Going Vertical: Multi-Storey Construction
When we move from single-storey to multi-storey, the structural game changes. Weights multiply, seismic/wind loads become critical, and material logistics get complicated.
1. Suspended Floor Systems
How do we build a concrete floor in the air?
Bondek / Condeck (Composite Steel Decking)
Profiled steel sheeting that acts as both the permanent formwork (so you don't need timber prop boards everywhere) and the tensile reinforcement for the slab. Very common in commercial and apartments.
Post-Tensioned (PT) Slabs
High-strength steel cables are draped inside the formwork and tensioned (stretched) after the concrete cures.
Why? It compresses the concrete, allowing for much thinner slabs and longer spans between columns.

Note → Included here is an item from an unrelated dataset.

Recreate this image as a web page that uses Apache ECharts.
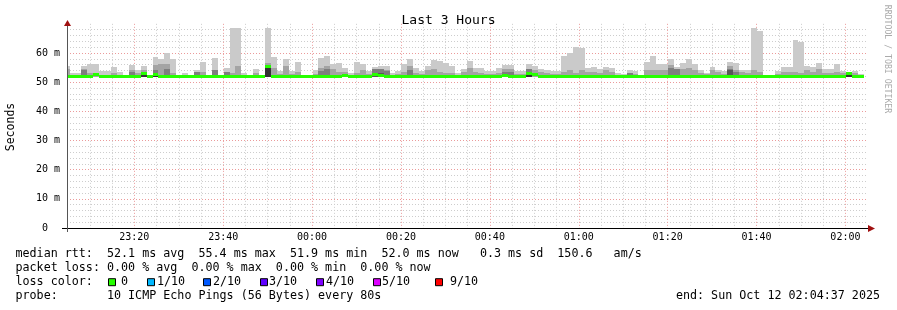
<!DOCTYPE html>
<html><head><meta charset="utf-8">
<script src="https://cdn.jsdelivr.net/npm/echarts@6/dist/echarts.min.js"></script>
<style>html,body{margin:0;padding:0;background:#fff}#c{width:897px;height:310px}</style>
</head><body><div id="c"></div>
<script>
// ---------- DATA (x values are minutes after 23:00 on Oct 11) ----------
const viewStart = 4.856;        // 23:04:51
const viewEnd = 184.856;        // 3 hours later
const firstColumnStart = 4.1;   // start of first rrd step shown
const stepMinutes = 80 / 60;    // 80 s step

const labelMinutes = [20, 40, 60, 80, 100, 120, 140, 160, 180];
const labelText = ['23:20', '23:40', '00:00', '00:20', '00:40', '01:00', '01:20', '01:40', '02:00'];
const minorMinutes = [5, 10, 15, 25, 30, 35, 45, 50, 55, 65, 70, 75, 85, 90, 95, 105, 110, 115, 125, 130, 135, 145, 150, 155, 165, 170, 175];
const yTicks = [0, 10, 20, 30, 40, 50, 60];
const yTickLabels = ['0  ', '10 m', '20 m', '30 m', '40 m', '50 m', '60 m'];

// highest ping per step (ms)
const ping10 = [55.6,53.2,53.2,55.6,56.2,56.2,53.8,53.8,55.2,53.5,
52.5,55.8,54.0,55.5,52.3,58.6,57.8,59.9,57.8,52.4,
53.2,52.4,54.2,56.9,52.4,58.2,52.4,54.8,68.6,68.6,
53.2,52.4,54.4,52.4,68.6,58.6,53.7,57.9,53.7,56.9,
52.4,52.4,54.2,58.4,59.0,56.2,56.6,54.8,53.2,56.9,
56.2,53.9,55.3,55.5,55.5,53.0,53.9,56.2,57.8,54.8,
53.7,55.6,57.6,57.3,56.6,55.6,53.0,54.6,57.3,54.9,
54.9,53.7,53.9,54.8,56.0,56.0,53.7,53.8,56.2,55.5,
54.6,54.2,53.7,53.9,58.9,59.9,61.9,61.7,54.8,55.3,
54.6,55.1,54.8,53.3,52.8,54.2,53.7,52.6,56.9,59.0,
56.1,56.2,57.9,55.2,56.7,57.9,56.1,54.2,53.3,55.3,
54.2,53.7,56.8,56.5,54.2,54.2,68.6,67.7,52.5,52.5,
53.8,55.2,55.2,64.5,63.7,55.5,55.3,56.5,54.6,54.6,
56.1,53.8,53.3,53.8,52.8];
// 2nd highest ping per step (ms)
const ping9 = [54.4,52.6,52.6,54.4,53.0,53.0,52.6,52.6,53.2,52.6,
52.3,54.0,53.2,54.2,52.2,55.8,56.2,56.3,53.0,52.3,
52.6,52.3,53.5,53.6,52.3,54.0,52.3,53.6,53.2,55.7,
52.6,52.3,53.0,52.3,56.5,55.0,52.8,55.7,52.8,53.5,
52.3,52.3,52.8,55.0,55.7,54.5,53.5,53.5,52.6,53.2,
54.0,52.8,54.4,54.6,54.2,52.5,52.8,53.5,55.5,53.3,
52.8,54.0,54.5,53.5,53.2,53.0,52.5,53.5,54.9,53.5,
53.3,52.8,52.8,53.2,54.5,54.5,52.8,52.8,54.6,54.0,
53.5,53.0,52.8,52.8,53.5,54.2,53.0,54.0,53.5,53.5,
53.0,54.0,53.5,52.6,52.4,53.3,52.8,52.3,54.0,54.0,
54.0,54.0,56.0,54.5,54.5,55.0,54.0,53.3,52.8,54.0,
53.5,52.8,55.5,54.2,53.5,53.0,54.0,53.5,52.3,52.3,
52.8,53.5,53.5,53.5,53.3,54.0,53.5,54.5,53.3,53.3,
53.5,53.0,52.8,53.0,52.5];
// inner pings that rise visibly above the median (column index -> ms)
const ping8 = {3:54.0, 11:53.5, 13:53.5, 15:54.2, 17:54.5, 22:53.5, 25:54.0, 27:53.5, 34:56.0, 43:53.8, 44:54.4,
  52:54.4, 53:54.4, 54:53.8, 58:54.0, 74:53.5, 75:53.5, 78:54.6, 95:53.3, 102:55.0, 103:54.5, 112:54.5, 113:53.5};
const ping7 = {13:53.0, 15:53.2, 34:55.8, 52:53.3, 53:53.3, 78:53.5, 112:54.0, 132:53.0};
const ping6 = {13:52.9, 15:52.6, 34:55.3, 53:52.8, 78:53.2, 132:52.8};
// lowest ping per step (ms)
const ping1 = [51.7,51.7,51.7,51.7,51.7,51.7,51.7,51.7,51.7,51.7,
51.7,51.7,51.7,51.7,51.7,51.7,51.7,51.7,51.7,51.7,
51.7,51.7,51.7,51.7,51.7,51.7,51.7,51.7,51.7,51.7,
51.7,51.7,51.7,51.7,51.8,51.7,51.7,51.7,51.7,51.7,
51.7,51.7,51.7,51.7,51.7,51.7,51.7,51.7,51.7,51.7,
51.7,51.7,51.7,51.7,51.7,51.7,51.7,51.7,51.7,51.7,
51.7,51.7,51.7,51.7,51.7,51.7,51.7,51.7,51.7,51.7,
51.7,51.7,51.7,51.7,51.7,51.7,51.7,51.7,51.7,51.7,
51.7,51.7,51.7,51.7,51.7,51.7,51.7,51.7,51.7,51.7,
51.7,51.7,51.7,51.7,51.7,51.7,51.7,51.7,51.7,51.7,
51.7,51.7,51.7,51.7,51.7,51.7,51.7,51.7,51.7,51.7,
51.7,51.7,51.7,51.7,51.7,51.7,51.7,51.7,51.7,51.7,
51.7,51.7,51.7,51.7,51.7,51.7,51.7,51.7,51.7,51.7,
51.7,51.7,51.7,51.7,51.7];
// median rtt per step (ms)
const median = [52.1,51.9,51.9,52.1,52.1,52.5,52.1,51.9,52.1,52.1,
52.1,52.1,52.1,52.9,51.9,52.6,52.1,52.1,51.9,52.1,
52.1,52.1,52.1,52.1,51.9,52.1,51.9,52.1,52.1,52.1,
52.1,51.9,52.1,52.1,55.4,52.1,52.1,51.9,52.1,51.9,
51.9,52.1,52.1,52.1,52.1,52.1,51.9,52.3,52.1,52.1,
51.9,52.1,52.7,52.4,52.1,52.1,52.1,51.9,51.9,51.9,
52.1,52.1,52.1,52.1,52.1,52.1,52.1,52.1,52.1,52.1,
52.1,52.1,52.1,52.1,52.3,52.1,51.9,52.1,53.0,52.5,
52.1,52.1,51.9,51.9,51.9,52.1,52.1,52.1,52.1,51.9,
51.9,52.1,52.1,52.1,51.9,52.1,52.1,52.1,52.1,52.1,
52.1,52.1,52.1,52.1,51.9,52.1,52.1,52.1,51.9,52.1,
52.1,52.1,52.1,51.9,51.9,51.9,52.1,51.9,51.9,51.9,
52.1,52.1,52.1,52.1,52.1,52.1,52.1,52.1,52.1,51.9,
51.9,51.9,52.8,52.1,52.0];

const lossLabels = ['0', '1/10', '2/10', '3/10', '4/10', '5/10', '9/10'];
const lossColors = ['#26ff00', '#00b8ff', '#0059ff', '#5e00ff', '#7e00ff', '#dd00ff', '#ff0000'];
const legendLines = [
  'median rtt:  52.1 ms avg  55.4 ms max  51.9 ms min  52.0 ms now   0.3 ms sd  150.6   am/s',
  'packet loss: 0.00 % avg  0.00 % max  0.00 % min  0.00 % now',
  'loss color:',
  'probe:       10 ICMP Echo Pings (56 Bytes) every 80s'
];
const endText = 'end: Sun Oct 12 02:04:37 2025';

// ---------- LAYOUT ----------
const MONO = "'DejaVu Sans Mono', monospace";
const G = {left: 67, top: 23.83, width: 800, height: 204.17};
const lossBoxX = [108, 147, 203, 260, 316, 373, 435];
const lossTextX = [121, 157, 213, 269, 326, 382, 450];
const legendY = [254.3, 268.3, 282.2, 296.2];

const smokeColors = ['#cacaca', '#a4a4a4', '#7e7e7e', '#585858', '#323232'];
const columns = ping10.map((v, k) => [firstColumnStart + k * stepMinutes, firstColumnStart + (k + 1) * stepMinutes, v]);

function renderItem(params, api) {
  const k = params.dataIndex;
  const cs = params.coordSys;
  const x0 = Math.round(api.coord([api.value(0), 0])[0]);
  const x1 = Math.round(api.coord([api.value(1), 0])[0]);
  const yOf = v => api.coord([api.value(0), v])[1];
  const yLow = yOf(ping1[k]);
  const tops = [ping10[k], ping9[k], ping8[k], ping7[k], ping6[k]];
  const children = [];
  tops.forEach((v, j) => {
    if (v == null) return;
    const yt = yOf(v);
    const r = echarts.graphic.clipRectByRect({x: x0, y: Math.round(yt), width: x1 - x0, height: Math.round(yLow) - Math.round(yt)}, cs);
    if (r) children.push({type: 'rect', shape: r, style: {fill: smokeColors[j]}});
  });
  const ym = yOf(median[k]);
  const rm = echarts.graphic.clipRectByRect({x: x0, y: Math.round(ym - 1.5), width: x1 - x0, height: 3}, cs);
  if (rm) children.push({type: 'rect', shape: rm, style: {fill: lossColors[0]}});
  return {type: 'group', children};
}

const graphics = [];
// axis extensions and arrows
graphics.push({type: 'line', shape: {x1: 62, y1: 228.5, x2: 868, y2: 228.5}, style: {stroke: '#000', lineWidth: 1}, z: 10});
graphics.push({type: 'line', shape: {x1: 67.5, y1: 232, x2: 67.5, y2: 23}, style: {stroke: '#555', lineWidth: 1}, z: 10});
graphics.push({type: 'polygon', shape: {points: [[868, 225], [875, 228.5], [868, 232]]}, style: {fill: '#a01010'}, z: 10});
graphics.push({type: 'polygon', shape: {points: [[64, 26], [67.5, 20], [71, 26]]}, style: {fill: '#a01010'}, z: 10});
// axis title
graphics.push({type: 'text', x: 11, y: 127, rotation: Math.PI / 2,
  style: {text: 'Seconds', font: '11.5px ' + MONO, fill: '#000', align: 'center', verticalAlign: 'middle'}});
// watermark
graphics.push({type: 'text', x: 887.5, y: 59, rotation: -Math.PI / 2,
  style: {text: 'RRDTOOL / TOBI OETIKER', font: '8.2px ' + MONO, fill: '#aaaaaa', align: 'center', verticalAlign: 'middle'}});
// legend lines
legendLines.forEach((t, i) => graphics.push({type: 'text', x: 15.5, y: legendY[i],
  style: {text: t, font: '11.7px ' + MONO, fill: '#000', align: 'left', verticalAlign: 'middle'}}));
lossLabels.forEach((t, i) => {
  graphics.push({type: 'rect', shape: {x: lossBoxX[i] + 0.5, y: legendY[2] - 3.5, width: 7, height: 7},
    style: {fill: lossColors[i], stroke: '#000', lineWidth: 1}});
  graphics.push({type: 'text', x: lossTextX[i], y: legendY[2],
    style: {text: t, font: '11.7px ' + MONO, fill: '#000', align: 'left', verticalAlign: 'middle'}});
});
graphics.push({type: 'text', x: 880, y: legendY[3],
  style: {text: endText, font: '11.7px ' + MONO, fill: '#000', align: 'right', verticalAlign: 'middle'}});

const option = {
  animation: false,
  backgroundColor: '#ffffff',
  title: {text: 'Last 3 Hours', left: 'center', top: 9,
    textStyle: {fontFamily: MONO, fontSize: 13, fontWeight: 'normal', color: '#000'}},
  grid: G,
  xAxis: [
    {type: 'value', min: viewStart, max: viewEnd, position: 'bottom',
      axisLine: {show: false},
      axisTick: {show: false, customValues: labelMinutes},
      axisLabel: {customValues: labelMinutes, formatter: v => labelText[labelMinutes.indexOf(Math.round(v))],
        fontFamily: MONO, fontSize: 10, color: '#000', margin: 4},
      splitLine: {show: true, lineStyle: {color: '#eb9a9a', type: [1, 2], width: 1}}},
    {type: 'value', min: viewStart, max: viewEnd, position: 'top',
      axisLine: {show: false}, axisLabel: {show: false},
      axisTick: {show: false, customValues: minorMinutes},
      splitLine: {show: true, lineStyle: {color: '#cdcdcd', type: [1, 2], width: 1}}}
  ],
  yAxis: {type: 'value', min: 0, max: 70, interval: 10,
    axisLine: {show: false, onZero: false}, axisTick: {show: false},
    axisLabel: {formatter: v => { const i = yTicks.indexOf(v); return i < 0 ? '' : yTickLabels[i]; },
      fontFamily: MONO, fontSize: 10, color: '#000', margin: 7, showMaxLabel: false},
    splitLine: {show: true, showMinLine: false, showMaxLine: false, lineStyle: {color: '#eb9a9a', type: [1, 2], width: 1}},
    minorTick: {show: false, splitNumber: 5},
    minorSplitLine: {show: true, lineStyle: {color: '#cdcdcd', type: [1, 2], width: 1}}},
  series: [{type: 'custom', xAxisIndex: 0, yAxisIndex: 0, renderItem, data: columns,
    encode: {x: [0, 1], y: 2}, z: 2}],
  graphic: graphics
};
const chart = echarts.init(document.getElementById('c'), null, {renderer: 'canvas', width: 897, height: 310});
chart.setOption(option);
</script></body></html>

Danger: Never drill into a PT slab without X-ray scanning. Cutting a live cable can explode through the concrete.
2. Transfer Structures
Architects often want a different layout on Level 1 than on Ground. Maybe apartments above a carpark.
A Transfer Slab or Transfer Beam is a massive concrete element that takes the load of the walls/columns above and redirects it to the columns below, which are in different locations. These are thick, heavily reinforced, and expensive.
3. Lateral Stability (Bracing)
Gravity isn't the only force. Wind and Earthquakes try to push the building sideways (Shear).
- Core Bracing: In high-rise, the lift shaft and stairwell are solid concrete cores that act as a rigid spine for the building.
- Shear Walls: Dedicated reinforced concrete walls designed to resist racking.
- Cross Bracing: Steel X-braces seen in industrial sheds or some exposed-structure architecture.
4. Precast & Tilt-Up
Why pour concrete on site (in-situ) when you can crane it in?
Precast: Made in a factory, trucked to site. High quality finish.
Tilt-Up: Poured on the floor slab of the building, then craned (tilted) up into position. Cheaper (no transport), but needs a huge casting bed area.